Ina Opperman
3 minute read
15 Dec 2021
1:39 pm

Transport costs drive SA’s consumer inflation to highest level since March 2017

Ina Opperman

Consumers continue to be hammered by the high fuel price, which has now also caused consumer inflation to increase to 5.5%.

Picture: iStock

Transport costs have driven consumer inflation to highest level since March 2017 in November, with the annual change in the consumer price index (CPI) at 5.5%, up from 5.0% in October and September.

Four and a half years ago, in March 2017, the inflation rate was 6.1%.

According to Statistics SA, the transport category is still the major factor behind inflation, with an annual increase of 15.0% in November, making it the only major group in the inflation basket with an annual rate above the 6.0% upper limit of the South African Reserve Bank’s monetary policy target range.

It was also the only contributor to the monthly increase in the CPI and the largest factor driving the annual change in the index, contributing 2.1 percentage points to the 5.5% annual inflation rate. Fuel prices increased by 7.1% between October and November, taking the annual rate to 34.5%.

Prof. Jannie Rossouw from the Wits Business School says the increase in the consumer inflation rate shows the influence of the high fuel price and that the South African Reserve Bank was in fact correct when it hiked the repo rate by 25 basis points in November.

“The Monetary Policy Committee will have to take on the inflation expectations if it wants to keep consumer inflation below 6%,” he said.

ALSO READ: Repo rate hike ‘not good for consumers or economy’
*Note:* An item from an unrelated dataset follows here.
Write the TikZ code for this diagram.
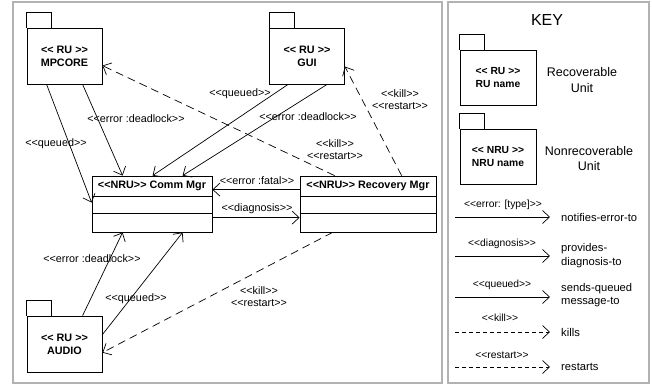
\documentclass[tikz,border=0pt]{standalone}
\usepackage{fontspec}
\setmainfont{Liberation Sans}
\usetikzlibrary{arrows.meta,calc}

\tikzset{
  frame/.style={draw=black!30, line width=2pt},
  box/.style={draw, line width=0.8pt, rectangle, inner sep=0pt},
  pkg/.style={box, minimum width=75pt, minimum height=56pt, align=center,
    font=\fontsize{10.8}{12.8}\selectfont\bfseries},
  cls/.style={box, minimum height=56pt},
  clstitle/.style={font=\fontsize{10.8}{12}\selectfont\bfseries, inner sep=0pt, anchor=center},
  lbl/.style={font=\fontsize{10.8}{12}\selectfont, inner sep=0pt, align=center},
  klbl/.style={font=\fontsize{10.3}{12}\selectfont, inner sep=0pt, align=center},
  desc/.style={font=\fontsize{11.2}{13.5}\selectfont, inner sep=0pt, align=left, anchor=west},
  keydesc/.style={font=\fontsize{12.5}{15.5}\selectfont, inner sep=0pt, align=center},
  tip/.style={-{Straight Barb[length=7pt,width=13pt,line width=0.7pt]}},
  conn/.style={draw, line width=0.7pt, tip},
  dconn/.style={conn, dash pattern=on 8pt off 5pt},
  lconn/.style={conn},
  ldconn/.style={conn, dash pattern=on 4pt off 3pt},
}

% draws the tab on top of a package node
\newcommand{\pkgtab}[1]{%
  \draw[line width=0.8pt] (#1.north west) -- ++(0,-15) -- ++(25,0) -- ++(0,15);}

\begin{document}
\begin{tikzpicture}[x=1pt, y=-1pt]
\useasboundingbox (0,0) rectangle (652,385);

% panels
\draw[frame] (13,2) rectangle (442,383);
\draw[frame] (448,2) rectangle (649,383);

% recoverable units
\node[pkg] (mp) at (64.5,56) {<{}< RU >{}>\\MPCORE};
\node[pkg] (gui) at (307,56) {<{}< RU >{}>\\GUI};
\node[pkg] (audio) at (64.5,344) {<{}< RU >{}>\\AUDIO};
\pkgtab{mp}
\pkgtab{gui}
\pkgtab{audio}

% nonrecoverable units
\node[cls, minimum width=120pt] (comm) at (152,204) {};
\node[clstitle] (commtitle) at ($(comm.north)+(0,10.5)$) {<{}<NRU>{}> Comm Mgr};
\draw[line width=0.8pt] ($(comm.north west)+(0,21)$) -- ($(comm.north east)+(0,21)$);
\draw[line width=0.8pt] ($(comm.north west)+(0,38)$) -- ($(comm.north east)+(0,38)$);

\node[cls, minimum width=136pt] (rec) at (368,204) {};
\node[clstitle] (rectitle) at ($(rec.north)+(0,10.5)$) {<{}<NRU>{}> Recovery Mgr};
\draw[line width=0.8pt] ($(rec.north west)+(0,21)$) -- ($(rec.north east)+(0,21)$);
\draw[line width=0.8pt] ($(rec.north west)+(0,38)$) -- ($(rec.north east)+(0,38)$);

% MPCORE connectors
\draw[conn] ($(mp.south west)+(20,0)$) -- ($(comm.north west)+(0,27)$);
\draw[conn] ($(mp.south west)+(56,0)$) -- ($(comm.north west)+(31,0)$);
\node[lbl] (l1) at (56,144) {<{}<queued>{}>};
\node[lbl] (l2) at (136,119) {<{}<error :deadlock>{}>};

% GUI connectors
\draw[conn] ($(gui.south west)+(19,0)$) -- ($(comm.north west)+(61,0)$);
\draw[conn] ($(gui.south west)+(58,0)$) -- ($(comm.north west)+(91,0)$);
\node[lbl] (l3) at (240,94) {<{}<queued>{}>};
\node[lbl] (l4) at (308,117) {<{}<error :deadlock>{}>};

% Recovery Mgr kills and restarts
\draw[dconn] ($(rec.north west)+(35,0)$) -- ($(mp.north east)+(0,38)$);
\draw[dconn] ($(rec.north west)+(102,0)$) -- ($(gui.north east)+(0,39)$);
\draw[dconn] ($(rec.south west)+(33,0)$) -- ($(audio.north east)+(0,37)$);
\node[lbl] (l5) at (335,149.5) {<{}<kill>{}>\\<{}<restart>{}>};
\node[lbl] (l6) at (400,99.5) {<{}<kill>{}>\\<{}<restart>{}>};
\node[lbl] (l7) at (259,296.5) {<{}<kill>{}>\\<{}<restart>{}>};

% between Comm Mgr and Recovery Mgr
\draw[conn] ($(rec.north west)+(0,14)$) -- ($(comm.north east)+(0,14)$);
\draw[conn] ($(comm.north east)+(0,42)$) -- ($(rec.north west)+(0,42)$);
\node[lbl] (l8) at (257,181) {<{}<error :fatal>{}>};
\node[lbl] (l9) at (257,209) {<{}<diagnosis>{}>};

% AUDIO connectors
\draw[conn] ($(audio.north west)+(56,0)$) -- ($(comm.south west)+(31,0)$);
\draw[conn] ($(audio.north east)+(0,19)$) -- ($(comm.south west)+(91,0)$);
\node[lbl] (l10) at (92,259) {<{}<error :deadlock>{}>};
\node[lbl] (l11) at (136,299) {<{}<queued>{}>};

% key
\node[font=\fontsize{16}{18}\selectfont, inner sep=0pt] (keytitle) at (547,20) {KEY};
\node[pkg, minimum width=76pt, minimum height=55pt, font=\fontsize{10.3}{12.8}\selectfont\bfseries] (kru) at (498,77.5) {<{}< RU >{}>\\RU name};
\node[pkg, minimum width=76pt, minimum height=55pt, font=\fontsize{10.3}{12.8}\selectfont\bfseries] (knru) at (498,156.5) {<{}< NRU >{}>\\NRU name};
\pkgtab{kru}
\pkgtab{knru}
\node[keydesc] (kd1) at (582,80) {Recoverable\\Unit};
\node[keydesc] (kd2) at (589,158.5) {Nonrecoverable\\Unit};

\coordinate (a1) at (455,217); \coordinate (b1) at (550,217);
\coordinate (a2) at (455,256); \coordinate (b2) at (550,256);
\coordinate (a3) at (455,297); \coordinate (b3) at (550,297);
\coordinate (a4) at (455,332); \coordinate (b4) at (550,332);
\coordinate (a5) at (455,367); \coordinate (b5) at (550,367);
\draw[lconn] (a1) -- (b1);
\draw[lconn] (a2) -- (b2);
\draw[lconn] (a3) -- (b3);
\draw[ldconn] (a4) -- (b4);
\draw[ldconn] (a5) -- (b5);
\node[klbl] (k1) at (503,205) {<{}<error: [type]>{}>};
\node[klbl] (k2) at (502,244) {<{}<diagnosis>{}>};
\node[klbl] (k3) at (502,285) {<{}<queued>{}>};
\node[klbl] (k4) at (500,318) {<{}<kill>{}>};
\node[klbl] (k5) at (502,355) {<{}<restart>{}>};
\node[desc] (d1) at (561,217) {notifies-error-to};
\node[desc] (d2) at (561,255.5) {provides-\\diagnosis-to};
\node[desc] (d3) at (561,295) {sends-queued\\message-to};
\node[desc] (d4) at (561,332) {kills};
\node[desc] (d5) at (561,367) {restarts};
\end{tikzpicture}
\end{document}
In November this year, the price of inland 95-octane petrol was R19,54 per litre compared to R14,59 in November 2020, while the diesel index increased by 35.1% over the same period. In November this year, diesel cost R18,75 per litre compared to R13,89 per litre in November last year.

The following chart shows the impact of fuel prices, with the CPI excluding fuel line showing what overall inflation would be if the influence of fuel was removed. Times when headline CPI does not closely follow the CPI excluding fuel indicate the noticeable impact of changing fuel prices on overall inflation.

During 2021, headline inflation was mostly higher than the CPI excluding fuel, indicating the impact of rapidly rising fuel prices. In November, the annual change in the CPI excluding fuel index was 4.2%, lower than the headline rate of 5.5%.

The increase in the fuel price also affects public transport tariffs which increased by 1.7% in November compared to October, with an annual increase of 8.3%. Vehicles are also on average 5.6% more expensive than in November 2020.

ALSO READ: Inflation panic drives MPC to increase repo rate by 25 basis points

Food inflation in November

Food inflation slowed in November, with the prices of food and non-alcoholic beverages recording a monthly increase of 0.1% and an annual increase of 5.5%, the lowest in 9 months since February when the rate was 5.2%.

Bread and cereal products recorded above average price increases of 0.5% between October and November, with white bread prices increasing by 1.2% and brown bread by 1.4%. Meat inflation also slowed for the third consecutive month, recording an annual rise of 8.5%, down from 10.7% in August 2021.

The largest annual increases in November were for chicken and beef products, with IQF chicken portions costing 13,7% more, chicken giblets 7.7% more, beef offal 14.6% more and beef mince costing 5.1% more.

Oils and fats were also driving higher food inflation over the past 12 months with a year-on-year increase of 21.0% in November, slightly more than the 20.9% recorded in October. “Other” food, including condiments, spices and baby food, has seen a steady increase in its annual rate to reach 6.1% in November from a low of 1.5% in February this year.

Specific products showing large annual increases are soup powder (7.0%), spices (7.4%), salt (9.8%), mayonnaise (13.7%) and vinegar (9.7%).